Students will work in small groups of about 3 students and complete an experiment during each lab meeting. There will be 10 labs total. Procedures for each lab can be accessed via your Lab Schedule or in the Experiments section. Please obey the following guidelines for each lab:
- Leave the lab exactly how you found it! Other sections use the same rooms and equipment. Be considerate to students and lab staff by taking care of the equipment.
- Report all problems/breakages immediately! Don't try to fix something yourself. You may not repair it correctly, which may result in taking data using broken or uncalibrated equipment.
- Come to the lab prepared! Read the Lab Procedure ahead of time and complete the pre-lab exercises. Bring a scientific calculator and a notebook to each lab.
- A lab writeup for each group is due at the end of the lab session. It should be submitted electronically to your TA.

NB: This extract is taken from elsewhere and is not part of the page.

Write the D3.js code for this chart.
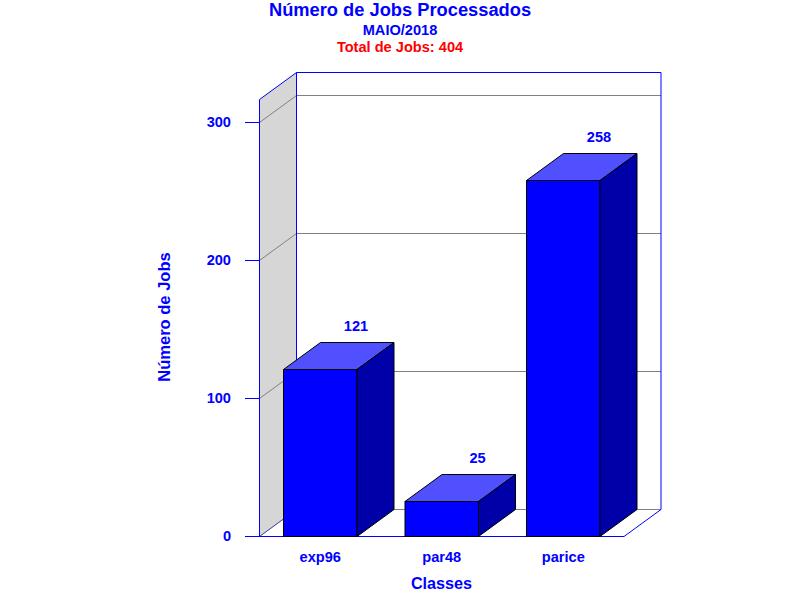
<!DOCTYPE html>
<html><head><meta charset="utf-8">
<script src="https://cdn.jsdelivr.net/npm/d3@7/dist/d3.min.js"></script>
<style>
html,body{margin:0;padding:0;background:#fff}
svg{display:block}
text{font-family:"Liberation Sans",Arial,sans-serif;font-weight:bold}
</style></head><body>
<svg id="c" width="800" height="600"></svg>
<script>
const categories = ["exp96","par48","parice"];
const jobs = [121,25,258];
const yTicks = [0,100,200,300];
const titleText = "Número de Jobs Processados";
const subtitleText = "MAIO/2018";
const totalText = "Total de Jobs: 404";
const yLabel = "Número de Jobs";
const xLabel = "Classes";

const svg = d3.select("#c");
const blue = "#0000ff", gray = "#808080";
const depthX = 37, depthY = -27;
const y = d3.scaleLinear().domain([0,300]).range([536.5,122.5]);
const yMax = 316.67;
const x = d3.scaleBand().domain(categories).range([259.5,624]).paddingInner(0.395).paddingOuter(0.1975);
const x0 = x.range()[0], x1 = x.range()[1];
const poly = pts => pts.map(p=>p.join(",")).join(" ");
const py = v => Math.floor(y(v))+.5;

// side wall
svg.append("polygon")
  .attr("points", poly([[x0,py(yMax)],[x0+depthX,py(yMax)+depthY],[x0+depthX,py(0)+depthY],[x0,py(0)]]))
  .attr("fill","#d6d6d6").attr("stroke","none");

// gridlines
const grid = svg.append("g").attr("fill","none").attr("stroke",gray);
yTicks.forEach(t=>{
  grid.append("path").attr("d",`M${x0},${py(t)}L${x0+depthX},${py(t)+depthY}`);
  grid.append("path").attr("d",`M${x0+depthX},${py(t)+depthY}H${x1+depthX}`);
});

// frame
const frame = svg.append("g").attr("fill","none").attr("stroke",blue);
frame.append("path").attr("d",
  `M${x0},${py(0)}V${py(yMax)}L${x0+depthX},${py(yMax)+depthY}H${x1+depthX}V${py(0)+depthY}L${x1},${py(0)}`);
frame.append("path").attr("d",`M${x0+depthX},${py(yMax)+depthY}V${py(0)+depthY}`);
frame.append("path").attr("d",`M${x0},${py(0)}L${x0+depthX},${py(0)+depthY}`).attr("stroke-opacity",.45);

// y axis
const yAxis = svg.append("g").attr("transform",`translate(${x0},0)`)
  .call(d3.axisLeft(y).tickValues(yTicks).tickSize(14.5).tickPadding(14).tickFormat(d3.format("d")));
yAxis.select(".domain").remove();
yAxis.selectAll(".tick").attr("transform",d=>`translate(0,${py(d)})`);
yAxis.selectAll("line").attr("stroke",blue);
yAxis.selectAll("text").attr("fill",blue).style("font-size","14.6px");

// x axis
const xAxis = svg.append("g").attr("transform",`translate(0,${py(0)})`)
  .call(d3.axisBottom(x).tickSize(0).tickPadding(12));
xAxis.select(".domain").attr("stroke",blue).attr("d",`M${x0-14.5},0H${x1}`);
xAxis.selectAll("text").attr("fill",blue).attr("dy","0.9em").style("font-size","14.6px");

// bars
const rows = categories.map((c,i)=>({c,v:jobs[i]}));
const bars = svg.append("g").selectAll("g").data(rows).join("g")
  .attr("stroke","#000").attr("stroke-width",1).attr("stroke-linejoin","miter");
const w = x.bandwidth();
bars.append("rect").attr("x",d=>x(d.c)).attr("y",d=>py(d.v)).attr("width",w).attr("height",d=>py(0)-py(d.v)).attr("fill","#0000ff");
bars.append("polygon").attr("fill","#5050ff")
  .attr("points",d=>poly([[x(d.c),py(d.v)],[x(d.c)+depthX,py(d.v)+depthY],[x(d.c)+w+depthX,py(d.v)+depthY],[x(d.c)+w,py(d.v)]]));
bars.append("polygon").attr("fill","#0000a8")
  .attr("points",d=>poly([[x(d.c)+w,py(d.v)],[x(d.c)+w+depthX,py(d.v)+depthY],[x(d.c)+w+depthX,py(0)+depthY],[x(d.c)+w,py(0)]]));
svg.append("g").selectAll("text").data(rows).join("text")
  .attr("x",d=>x(d.c)+w/2+depthX-1.2).attr("y",d=>py(d.v)+depthY-12)
  .attr("text-anchor","middle").attr("fill",blue).style("font-size","14.6px").text(d=>d.v);

// titles
const T=(s,px,py,size,col)=>svg.append("text").attr("x",px).attr("y",py).attr("text-anchor","middle").attr("fill",col).style("font-size",size+"px").text(s);
T(titleText,400,15.5,18.3,blue);
T(subtitleText,400,35,14.6,blue);
T(totalText,400,52,14.6,"#ff0000");
T(xLabel,441.5,589,16.2,blue);
svg.append("text").attr("transform","translate(170,317) rotate(-90)").attr("text-anchor","middle").attr("fill",blue).style("font-size","16.5px").text(yLabel);
</script>
</body></html>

Labs are taken pass-fail. Students must complete each lab in order to pass the course. Absence from a lab without permission could lead to an F or incomplete in the course. The following grading scheme will be used for each lab:
Excellent (E), Passing (P), Needs Improvement (NI), Fail (F)
If two NI grades are received, the third NI will turn into F. Successful completion of the lab ALSO includes handing in a pre-lab exercise for EACH lab. The above grades will be based on the following aspects each lab writeup.
- Presentation (3 points)
The report should be clear, organized and readable. Consult the Graphing Guide for guidelines on making graphs.
- Questions (4 points)
Correct answers to the questions listed in the lab procedure will receive full credit.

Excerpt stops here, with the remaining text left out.